Final shot is outside of a house and again there are two of them, from behind we see them looking up at a large dark house their breaths pluming in the cold air… there’s just one more place to look Danny… as they move forward the two figures judder and become one

It’s about returning home, finding oneself… duality of personality…

I applied this to my images in a very rough and ready manner, so that when our group met we had something – or the start of something – tangible to discuss….

film ideas pages film ideas pages2(link to pdf of the film ideas )

Feedback from the session was mixed, most liked the images, really evocative but the script is still very much unfinished.

Liam advised me to have a go at writing the script like a story, marking motivation for the dialogue rather than pinpoint script writing.

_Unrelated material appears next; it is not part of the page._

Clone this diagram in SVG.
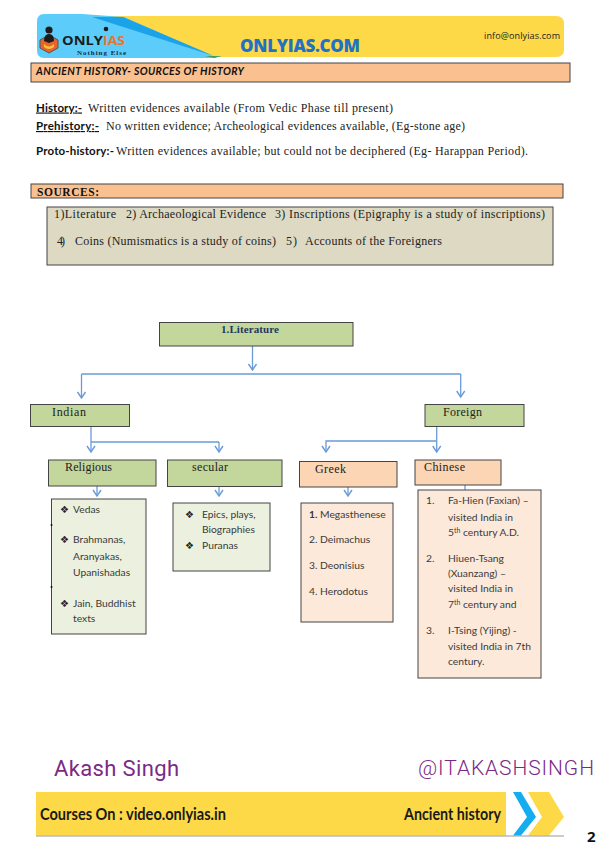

Other advice from the group, would need tighter shots on the reflections, make the images more abstract to add confusion of where you are, write the direction of the camera… tight shots to begin with increasing to wider shots at the end, look at a cyclical idea to represent a mental cycle in madness. Had I thought about a poem over the top of the visuals to move it along if I’m really struggling with the script itself… this I thought was rather ironic as it’s what I wanted to have a real stab it in this module…

It still comes back to why is he looking…

The other guys also recommended a programme called Celtix – script writing software to format the text into a nice script layout, which I will be looking at.